En su duelo no le queda más que rendirle homenajes al muerto, mandar esculpir sus efigies, fundar ciudades con su nombre; darle sepultura. Lo dejamos solo. Entraba en esa duración sin aire, sin luz, sin estaciones y sin fin, frente a la cual toda vida parece efímera; había alcanzado la estabilidad, quizá la calma. Los siglos contenidos en el seno opaco del tiempo pasarían por millares sobre esa tumba sin devolverle la existencia, pero sin agregar nada a la muerte, sin poder impedir que un día hubiera sido.
Seaculum Aureum está al centro de la novela, es su corazón y en cierto sentido lo fue de la vida de Adriano. Queda la vejez, el desgaste, el fin. La meditación de la muerte no enseña a morir y no facilita la partida; pero ya no es facilidad lo que busco. […] Puede ser después de todo que la muerte esté hecha de la misma materia fugitiva y confusa que la vida.
El emperador, cansado, con la muerte sobre el hombro, antes de terminar las líneas de su carta, que son sus memorias —que es la novela escrita por Marguerite Yourcenar—, hace un recuento de sus allegados, de su círculo, para quienes sería una traición si él decidiera acabar por propia mano con su vida; a ese círculo ya pertenecemos quienes leemos la novela, esas memorias, esa carta dirigida a Marco Aurelio.
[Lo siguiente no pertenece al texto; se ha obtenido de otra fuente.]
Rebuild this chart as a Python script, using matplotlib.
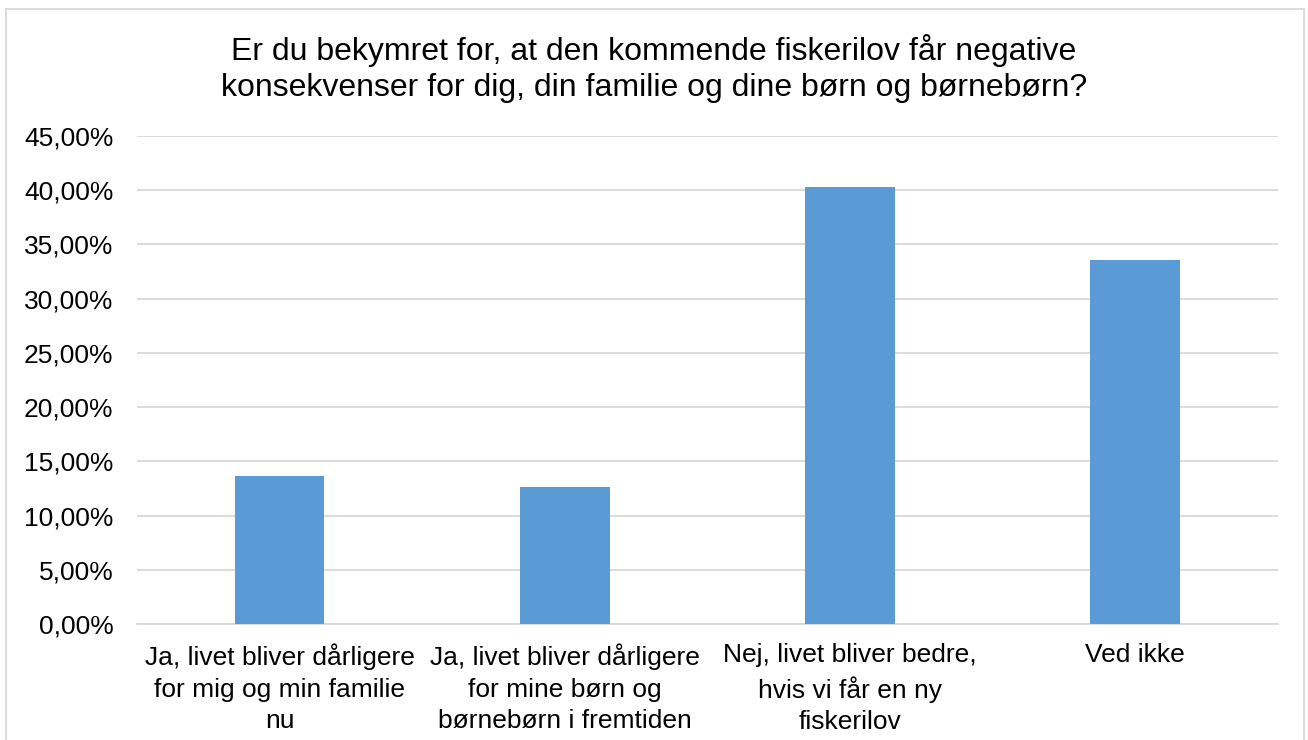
import matplotlib.pyplot as plt
from matplotlib.patches import Rectangle
from matplotlib.ticker import FuncFormatter

plt.rcParams['font.family'] = ['Liberation Sans', 'DejaVu Sans']

# Svarmuligheder og andele
kategorier = ['Ja, livet bliver dårligere\nfor mig og min familie\nnu',
              'Ja, livet bliver dårligere\nfor mine børn og\nbørnebørn i fremtiden',
              'Nej, livet bliver bedre,\nhvis vi får en ny\nfiskerilov',
              'Ved ikke']
andele = [0.1365, 0.1264, 0.4031, 0.3358]
y_ticks = [0, 0.05, 0.10, 0.15, 0.20, 0.25, 0.30, 0.35, 0.40, 0.45]

fig = plt.figure(figsize=(13.08, 7.4), dpi=100)
ax = fig.add_axes([0.1047, 0.1568, 0.8723, 0.6594])

ax.bar(range(len(kategorier)), andele, width=0.315, color='#5B9BD5', zorder=3)

ax.set_ylim(0, 0.45)
ax.set_xlim(-0.5, len(kategorier) - 0.5)
ax.set_yticks(y_ticks)
ax.yaxis.set_major_formatter(FuncFormatter(lambda v, p: f'{v * 100:.2f}%'.replace('.', ',')))
ax.grid(axis='y', color='#D9D9D9', linewidth=1.3, zorder=0)
ax.set_xticks(range(len(kategorier)))
ax.set_xticklabels(kategorier, fontsize=19, linespacing=1.4)
ax.tick_params(axis='y', labelsize=19, length=0, pad=17)
ax.tick_params(axis='x', length=0, pad=14)
for s in ['top', 'right', 'left']:
    ax.spines[s].set_visible(False)
ax.spines['bottom'].set_color('#D9D9D9')
ax.spines['bottom'].set_linewidth(1.3)

fig.text(0.5, 0.908, 'Er du bekymret for, at den kommende fiskerilov får negative\n'
         'konsekvenser for dig, din familie og dine børn og børnebørn?',
         ha='center', va='center', fontsize=23, linespacing=1.26)

# ramme om diagrammet
fig.patches.append(Rectangle((6 / 1308, -0.05), 1298 / 1308, 1.05 - 9 / 740,
                             transform=fig.transFigure, fill=False,
                             edgecolor='#D9D9D9', linewidth=1.3))

fig.savefig('out.png', dpi=100)
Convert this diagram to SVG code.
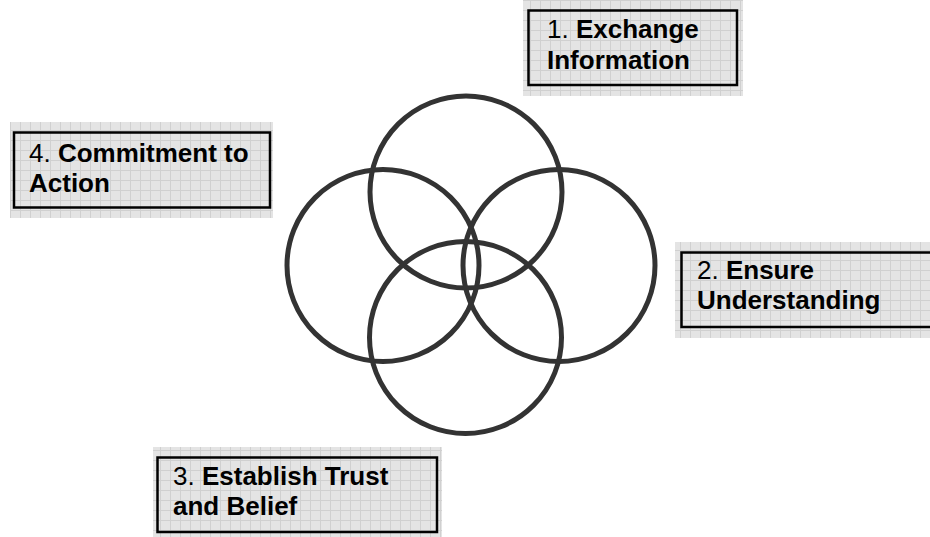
<svg xmlns="http://www.w3.org/2000/svg" width="930" height="537" viewBox="0 0 930 537">
<defs>
<pattern id="grid" patternUnits="userSpaceOnUse" width="10" height="10">
<rect width="10" height="10" fill="#e4e4e4"/>
<path d="M0 0.5H10M0.5 0V10" stroke="#d0d0d0" stroke-width="1" fill="none"/>
</pattern>
<style>
.bg{fill:url(#grid)}
.bd{fill:none;stroke:#000;stroke-width:2.5}
.c{fill:none;stroke:#333;stroke-width:5}
text{font-family:"Liberation Sans",Arial,sans-serif;font-size:26px;fill:#000}
.b{font-weight:bold}
</style>
</defs>
<rect width="930" height="537" fill="#fff"/>
<g id="circles">
<circle class="c" cx="466" cy="192" r="96"/>
<circle class="c" cx="383" cy="265.5" r="96"/>
<circle class="c" cx="559" cy="265.5" r="96"/>
<circle class="c" cx="465.5" cy="337.5" r="96"/>
</g>
<g id="box1">
<rect class="bg" x="523" y="0" width="220" height="96"/>
<rect class="bd" x="528.5" y="10.5" width="208.5" height="74.5"/>
<text x="547" y="38">1. <tspan class="b">Exchange</tspan></text>
<text x="547" y="69" class="b">Information</text>
</g>
<g id="box2">
<rect class="bg" x="675" y="242" width="255" height="96"/>
<rect class="bd" x="681.5" y="252.5" width="252" height="74.5"/>
<text x="697" y="279">2. <tspan class="b">Ensure</tspan></text>
<text x="697" y="309" class="b">Understanding</text>
</g>
<g id="box3">
<rect class="bg" x="153" y="447" width="289" height="90"/>
<rect class="bd" x="157.5" y="457.5" width="279.5" height="74.5"/>
<text x="173" y="485">3. <tspan class="b">Establish Trust</tspan></text>
<text x="173" y="515" class="b">and Belief</text>
</g>
<g id="box4">
<rect class="bg" x="10" y="122" width="263" height="96"/>
<rect class="bd" x="14" y="132.5" width="256" height="75"/>
<text x="29" y="162">4. <tspan class="b">Commitment to</tspan></text>
<text x="29" y="192" class="b">Action</text>
</g>
</svg>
En una de las Notas a Memorias de Adriano se puede leer: Sentimiento de pertenecer a una especie de Gens Elia, de formar parte del conjunto de secretarios del gran hombre, de participar en el relevo de la guardia imperial que montan los humanistas y poetas relevándose en torno a un gran recuerdo. Así […], un círculo de espíritus vinculados por las mismas simpatías y las mismas inquietudes se forma a través del tiempo.
En ese relevo Marguerite Yourcenar nos legó Memorias de Adriano; en ese relevo Enrique Servín me legó tanto el apreció por ese emperador del siglo II como la novela de la Yourcenar. Ahora, como uno de esos cercanos, uno de los amigos del emperador, me toca a mí compartir mi amor por esa obra y por el hombre que en esa obra habita.